While working full-time, I also taught ballroom dancing — a craft I’d been pursuing since my mother took me for lessons when I was 12.

For over 10 years, I performed onstage and trained students at a dance school in Kyiv. In 2021, I was also a choreographer for the Ukrainian version of “Dancing with the Stars.”

When Russia invaded my country in 2022, I joined Ukraine’s National Guard. Our first mission was to defend Hostomel as Russian paratroopers tried to take the airfields, though I was at the rear because I was new.

Then, we were assigned to attack the infamous Russian column of armored vehicles stuck on the road to Kyiv.

After the Russians retreated, I was mostly sent to patrol areas that Ukraine had already retaken, keeping the peace in cities under our control.

I felt like I could do more. I kept thinking that I hadn’t done my job for my country yet, so I applied to Omega.

The process to join took several weeks. I had to apply through a Google Form, participate in an interview, and take a physical test.

Fighting in Ukraine’s special forces

Omega accepts members from many walks of life, but it is selective. The most important skill they looked for was my capacity to learn quickly. I had some combat experience, but I had to be proficient in various weapons beyond my standard-issue assault rifle, such as machine guns and grenade launchers.

I spent about six weeks training with Omega and integrating into my unit. You can train for as long as you like, but the real combat situation is when you show your real ability to fight. Your best test is the front line.

A key part of being an Omega member is being able to adapt. Each day, you’re learning new information about your equipment, about weapons, about tactics, about strategy, about drones, about reconnaissance.

My deployments with Omega were different from my time protecting cities in the rear. We rotated with other Omega soldiers on the front line, often fighting in close contact with the enemy, like clearing multistory apartment buildings, floor by floor, in Zaporizhzhia.

War is nothing like in video games or Hollywood. It’s messy. Out of all my missions, one left the deepest impact. We were sent to help the crew of an armored vehicle that came under Russian mortar fire. Even though we warned them to wait for us, they got out of their vehicle to repair it, and a mortar round struck them.

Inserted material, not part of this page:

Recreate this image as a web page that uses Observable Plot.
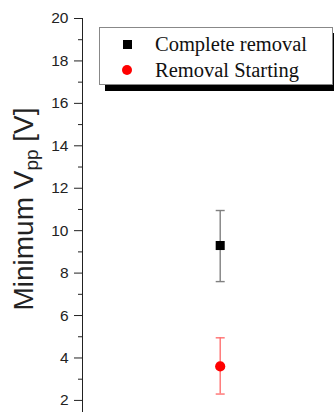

One of them died, and we were forced to change our mission to focus on evacuating the wounded.

We see every day how warfare is changing. Even though I’m in the special forces, not everything depends on your skill. When a drone comes to attack you, you hide. It doesn’t matter who you are — the drone or mortar just hits you, and that’s it.

The biggest pressure in Omega is to be reliable for your teammates, so we all know we can depend on each other. When I stepped on the land mine and lost my leg, my first thought was: “I’m the bad person because I didn’t do my job. Now we have to go back because of me.”

Returning to the war after losing a leg

After October, I was given a prosthetic leg, and now I’ve been back at my unit for the last three weeks.

So far, I’m helping out with public events and other tasks away from combat, while waiting for my sports prosthetic so that I can start training to run again and hopefully fight one day.

When the war is over, we’ll need to rebuild Ukraine’s cultural scene. So many of our dancers and artists have died. Losing my leg will severely hurt my dancing ability, because although I have a prosthetic leg, I’ve lost my right foot.

Still, if given a choice, I’d do it all again: Joining the National Guard in 2022 and then Omega in 2024. I know why I’m doing my job, for my family and homeland; I have a wife and a five-year-old daughter in Kyiv.

For now, we can’t think about dancing when our country’s children are dying. But I want to return to the ballroom when the fighting is done.

At least, I’ll try. People will probably be able to tell that I’m wearing prosthetics, but I still want to perform. Hopefully, it will be a beautiful dance.